Downey, who turned 70 in November, cherishes memories such as those and called O’Connor “a great friend, a tremendous person and an outstanding coach and teacher. He really loved those girls at St. Francis. He felt that was his calling.”
Among St. Francis’ top players this season is Lockport graduate Krystal Garritsen, a freshman whom O’Connor tutored for 15 years.
“Tom O’Connor has been an inspiration to everybody,” Garritsen said. “His positive influence throughout the community has touched the hearts of many.
“His impact in the golf world and at the University of St. Francis will live on forever. His passion for the game and his team was an unselfish journey he enjoyed taking. We will never forget everything he has done for us and the game of golf.”
Her comments reflect the feelings of the entire Joliet area golf community.
“I will never forget when Tom applied for the position here,” USF director of athletics Dave Laketa said. “He wanted it so bad that I think he had everyone who ever received a lesson from him contact me. That was a lot of phone calls — I think from everyone that had ever picked up a golf club in Joliet. I knew we couldn’t go wrong in hiring Tom with that backing.”
O’Connor was the USF women’s coach the past 10 years — his final team won the Chicagoland Collegiate Athletic Conference championship and finished 33rd nationally — and spent more than four decades teaching and promoting golf in the Joliet area.
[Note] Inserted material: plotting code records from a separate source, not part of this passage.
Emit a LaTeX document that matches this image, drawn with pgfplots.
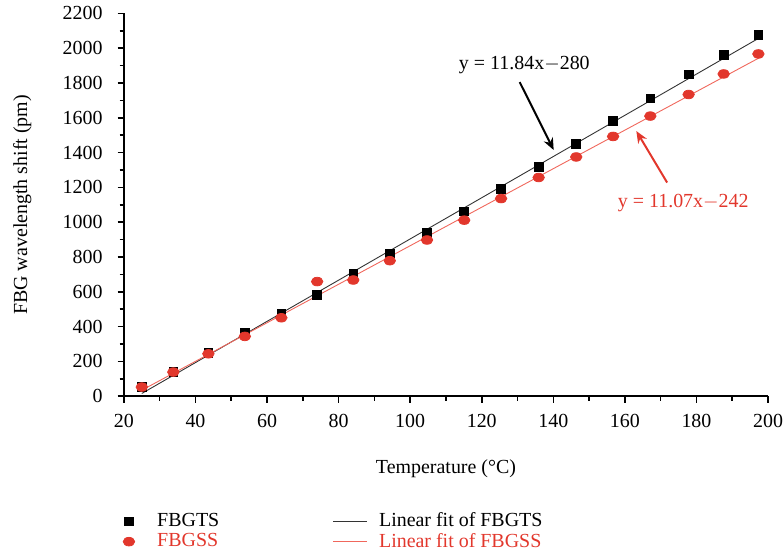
\documentclass[border=0pt]{standalone}
\usepackage{pgfplots}
\pgfplotsset{compat=1.18}
\usepackage{pgfplotstable}
\usepackage{fontspec}
\setmainfont{Liberation Serif}
\usetikzlibrary{arrows.meta}
\definecolor{ssred}{HTML}{E2372C}
\definecolor{fitred}{HTML}{F0675C}
\definecolor{fitblack}{HTML}{333333}

\pgfplotstableread{
T    shift
25.0   53
33.8  139
43.6  248
53.8  363
64.0  474
74.0  584
84.1  703
94.3  821
104.7 938
115.1 1062
125.4 1190
135.9 1318
146.4 1448
156.7 1581
167.1 1711
177.8 1849
187.6 1963
197.3 2078
}\gts

\pgfplotstableread{
T    shift
25.0   53
33.8  139
43.6  244
53.8  344
64.0  451
74.0  659
84.1  668
94.3  779
104.7 898
115.1 1012
125.4 1136
135.9 1257
146.4 1375
156.7 1493
167.1 1610
177.8 1734
187.6 1852
197.3 1967
}\gss

\begin{document}
\begin{tikzpicture}
\begin{axis}[
    name=main,
    scale only axis,
    width=323pt, height=192pt,
    xmin=20, xmax=200, ymin=0, ymax=2200,
    xtick={20,40,...,200}, ytick={0,200,...,2200},
    minor tick num=1,
    axis lines=left, axis line style={-, line width=0.9pt},
    tick align=outside, tick style={line width=0.8pt, black},
    major tick length=3.2pt, minor tick length=2.2pt,
    clip=false,
    font=\fontsize{10}{12}\selectfont,
    /pgf/number format/assume math mode=true,
    /pgf/number format/1000 sep={},
    yticklabel style={xshift=-4pt},
    xticklabel style={yshift=-2.5pt, inner xsep=0pt},
    xlabel={Temperature (°C)},
    ylabel={FBG wavelength shift (pm)},
    xlabel style={at={(axis description cs:0.5,-0.19)}, anchor=center},
    ylabel style={at={(axis description cs:-0.158,0.5)}, anchor=center, inner sep=0pt},
    legend columns=2,
    legend cell align=left,
    legend style={draw=none, fill=none, at={(axis description cs:-0.011,-0.289)}, anchor=north west,
        font=\fontsize{10}{10}\selectfont,
        nodes={inner sep=0.8pt},
        /tikz/column 1/.style={column sep=10.5pt},
        /tikz/column 2/.style={column sep=56pt},
        /tikz/column 3/.style={column sep=5pt}},
]
\addplot[only marks, mark=square*, mark size=2.2pt, black] table[x=T, y=shift] {\gts};
\addlegendentry{FBGTS}
\addplot[fitblack, line width=0.45pt] coordinates {(25,16) (197.5,2058.4)};
\addlegendentry{Linear fit of FBGTS}
\addplot[only marks, mark=*, mark size=2.4pt, ssred, mark options={xscale=1.2, yscale=0.9}] table[x=T, y=shift] {\gss};
\addlegendentry{\textcolor{ssred}{FBGSS}}
\addplot[fitred, line width=0.45pt] coordinates {(25,34.8) (197.5,1944.3)};
\addlegendentry{\textcolor{ssred}{Linear fit of FBGSS}}

\node at (axis cs:131.9,1902) {y = 11.84x$-$280};
\draw[-{Stealth[length=6pt,width=5pt]}, line width=1pt, black] (axis cs:130.6,1805) -- (axis cs:140.1,1415);
\node[text=ssred] at (axis cs:176.3,1111) {y = 11.07x$-$242};
\draw[-{Stealth[length=6pt,width=5pt]}, line width=1pt, ssred] (axis cs:171.8,1228) -- (axis cs:163.2,1524);
\end{axis}
\path ([xshift=-6.5pt]main.outer west);
\end{tikzpicture}
\end{document}
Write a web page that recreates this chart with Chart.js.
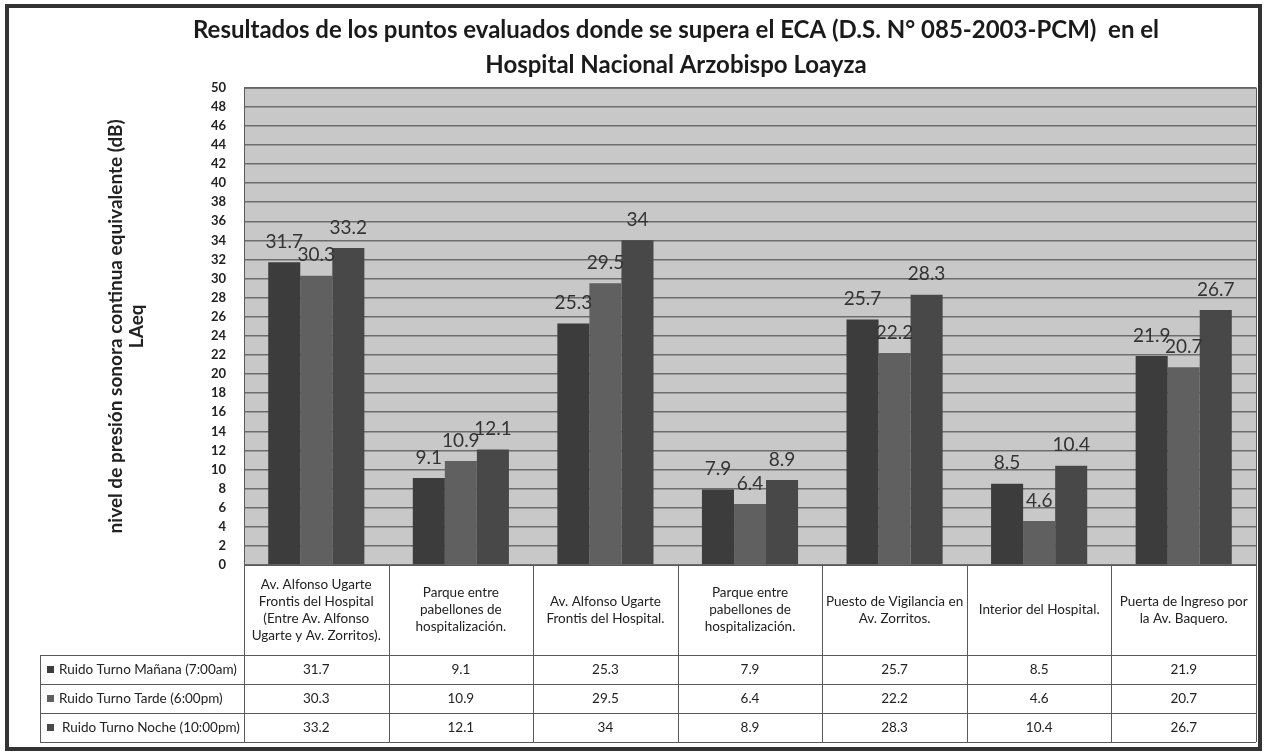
<!DOCTYPE html>
<html>
<head>
<meta charset="utf-8">
<script src="https://cdn.jsdelivr.net/npm/chart.js@4.4.0/dist/chart.umd.min.js"></script>
<style>
html, body { margin: 0; padding: 0; background: #fff; }
</style>
</head>
<body>
<canvas id="grafico" width="1266" height="754"></canvas>
<script>
// puntos evaluados (etiquetas de la tabla, con sus saltos de línea)
var puntos = [
    ['Av. Alfonso Ugarte', 'Frontis del Hospital', '(Entre Av. Alfonso', 'Ugarte y Av. Zorritos).'],
    ['Parque entre', 'pabellones de', 'hospitalización.'],
    ['Av. Alfonso Ugarte', 'Frontis del Hospital.'],
    ['Parque entre', 'pabellones de', 'hospitalización.'],
    ['Puesto de Vigilancia en', 'Av. Zorritos.'],
    ['Interior del Hospital.'],
    ['Puerta de Ingreso por', 'la Av. Baquero.']
]
var turnos = ['Ruido Turno Mañana (7:00am)', 'Ruido Turno Tarde (6:00pm)', 'Ruido Turno Noche (10:00pm)']
var manana = [31.7, 9.1, 25.3, 7.9, 25.7, 8.5, 21.9]
var tarde = [30.3, 10.9, 29.5, 6.4, 22.2, 4.6, 20.7]
var noche = [33.2, 12.1, 34, 8.9, 28.3, 10.4, 26.7]
var yMax = 50
var yPaso = 2

var colores = ['#3c3c3c', '#606060', '#484848']
var series = [manana, tarde, noche]

var titulo = ['Resultados de los puntos evaluados donde se supera el ECA (D.S. N° 085-2003-PCM)  en el',
              'Hospital Nacional Arzobispo Loayza']

// fondo gris del área de trazado
var fondo = {
    id: 'fondo',
    beforeDraw: (chart) => {
        var a = chart.chartArea
        var ctx = chart.ctx
        ctx.save()
        ctx.fillStyle = '#c8c8c8'
        ctx.fillRect(a.left, a.top, a.right - a.left, a.bottom - a.top)
        ctx.restore()
    }
}

// valores encima de cada barra
var etiquetas = {
    id: 'etiquetas',
    afterDatasetsDraw: (chart) => {
        var ctx = chart.ctx
        ctx.save()
        ctx.font = '19px Lato'
        ctx.fillStyle = '#333'
        ctx.textAlign = 'center'
        ctx.textBaseline = 'bottom'
        chart.data.datasets.forEach((ds, i) => {
            chart.getDatasetMeta(i).data.forEach((bar, j) => {
                ctx.fillText(String(ds.data[j]), bar.x, bar.y - 11)
            })
        })
        ctx.restore()
    }
}

// tabla de datos debajo del gráfico
var tabla = {
    id: 'tabla',
    afterDraw: (chart) => {
        var a = chart.chartArea
        var ctx = chart.ctx
        var n = puntos.length
        var w = (a.right - a.left) / n
        var top = a.bottom
        var cab = 90
        var fila = 29
        var izq = 40
        ctx.save()
        ctx.strokeStyle = '#5a5a5a'
        ctx.lineWidth = 1
        // borde del área de trazado
        ctx.strokeRect(a.left + 0.5, a.top + 0.5, a.right - a.left, a.bottom - a.top)
        // líneas verticales de la cabecera y filas
        for (var i = 0; i <= n; i++) {
            var x = Math.round(a.left + i * w) + 0.5
            ctx.beginPath()
            ctx.moveTo(x, top)
            ctx.lineTo(x, top + cab + 3 * fila)
            ctx.stroke()
        }
        ctx.beginPath()
        ctx.moveTo(izq + 0.5, top + cab)
        ctx.lineTo(izq + 0.5, top + cab + 3 * fila)
        ctx.stroke()
        for (var r = 0; r <= 3; r++) {
            var y = Math.round(top + cab + r * fila) + 0.5
            ctx.beginPath()
            ctx.moveTo(izq, y)
            ctx.lineTo(a.right, y)
            ctx.stroke()
        }
        ctx.fillStyle = '#222'
        ctx.font = '13.5px Lato'
        ctx.textAlign = 'center'
        ctx.textBaseline = 'middle'
        puntos.forEach((lineas, i) => {
            var cx = a.left + (i + 0.5) * w
            var lh = 17
            var y0 = top + cab / 2 - (lineas.length - 1) * lh / 2
            lineas.forEach((t, k) => ctx.fillText(t, cx, y0 + k * lh))
        })
        series.forEach((vals, r) => {
            var cy = top + cab + (r + 0.5) * fila
            vals.forEach((v, i) => {
                ctx.fillText(String(v), a.left + (i + 0.5) * w, cy)
            })
        })
        ctx.textAlign = 'left'
        turnos.forEach((t, r) => {
            var cy = top + cab + (r + 0.5) * fila
            ctx.fillStyle = colores[r]
            ctx.fillRect(47, Math.round(cy - 4), 7, 7)
            ctx.fillStyle = '#222'
            ctx.fillText(t, r == 2 ? 62 : 59, cy)
        })
        // marco exterior
        ctx.strokeStyle = '#333'
        ctx.lineWidth = 4
        ctx.strokeRect(7, 6, 1253, 743)
        ctx.restore()
    }
}

var ctx = document.getElementById('grafico').getContext('2d')

var datasets = series.map((vals, i) => ({
    label: turnos[i],
    data: vals,
    backgroundColor: colores[i],
    borderWidth: 0
}))

var grafico = new Chart(ctx, {
    type: 'bar',
    data: {
        labels: puntos,
        datasets: datasets
    },
    options: {
        responsive: false,
        animation: false,
        layout: {
            padding: { left: 96, right: 10, top: 0, bottom: 189 }
        },
        datasets: {
            bar: { categoryPercentage: 0.665, barPercentage: 1.0 }
        },
        plugins: {
            legend: { display: false },
            tooltip: { enabled: false },
            title: {
                display: true,
                text: titulo,
                color: '#1a1a1a',
                font: { family: 'Lato', size: 24, weight: 'bold', lineHeight: 1.45 },
                padding: { top: 13, bottom: 5 }
            }
        },
        scales: {
            x: { display: false },
            y: {
                min: 0,
                max: yMax,
                afterFit: (scale) => { scale.width = 148 },
                ticks: {
                    stepSize: yPaso,
                    padding: 18,
                    color: '#222',
                    font: { family: 'Lato', size: 13, weight: 'bold' }
                },
                grid: { color: '#6c6c6c', lineWidth: 1.5, drawTicks: false },
                border: { display: false },
                title: {
                    display: true,
                    text: ['nivel de presión sonora continua equivalente (dB)', 'LAeq'],
                    color: '#222',
                    font: { family: 'Lato', size: 19, weight: 'bold', lineHeight: 1.08 },
                    padding: { top: 10, bottom: 0 }
                }
            }
        }
    },
    plugins: [fondo, etiquetas, tabla]
})
</script>
</body>
</html>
He was director of instruction at his golf academies at Broken Arrow Golf Club (1997 to 2010) and Inwood (2010 to 2012). He was head teaching professional at Inwood from 1986 through 1988. Other stops in his career included Cog Hill (teaching professional, 1989 to ’96) and the Joliet Golf Center (director of golf/owner, 1976 to ’85). He also worked in New York, South Carolina, California and Missouri during his 46-year career.
Among O’Connor’s highlights as a player was winning the 1996 IPGA Senior Stroke Play title at Timber Trails. In 2009, the Illinois PGA presented him with its Bill Heald Career Achievement Award for his service to the game, in particular his success as a teacher of the sport.
A Class A PGA member for 36 years and a former Senior PGA Tour associate member for seven years, O’Connor wrote a weekly golf tips article for the Herald-News, published articles for Publinks and Player Magazine and hosted talk shows on WJOL Radio and on cable television for Media One. He also was a frequent guest on Fox Television’s weekly Golf Scene show and on ESPN Radio’s golf talk program.
For 16 years, he served as a WJOL correspondent at the Western Open and for nine years he previewed the Western Open for Continental Cable.
O’Connor, who lived in Shorewood, is survived by his children, Becky, Terry and Jackie, six grandchildren and six great-grandchildren. Virginia O’Connor, Tom’s wife of 39 years, died a little more than a year ago.
“Virginia and Tom are now back together in heaven,” Laketa said.
Visitation will be from 2 until 8 p.m. Thursday at Fred C. Dame Funeral Home, 3200 Back Rd., with funeral services to begin at 8 p.m.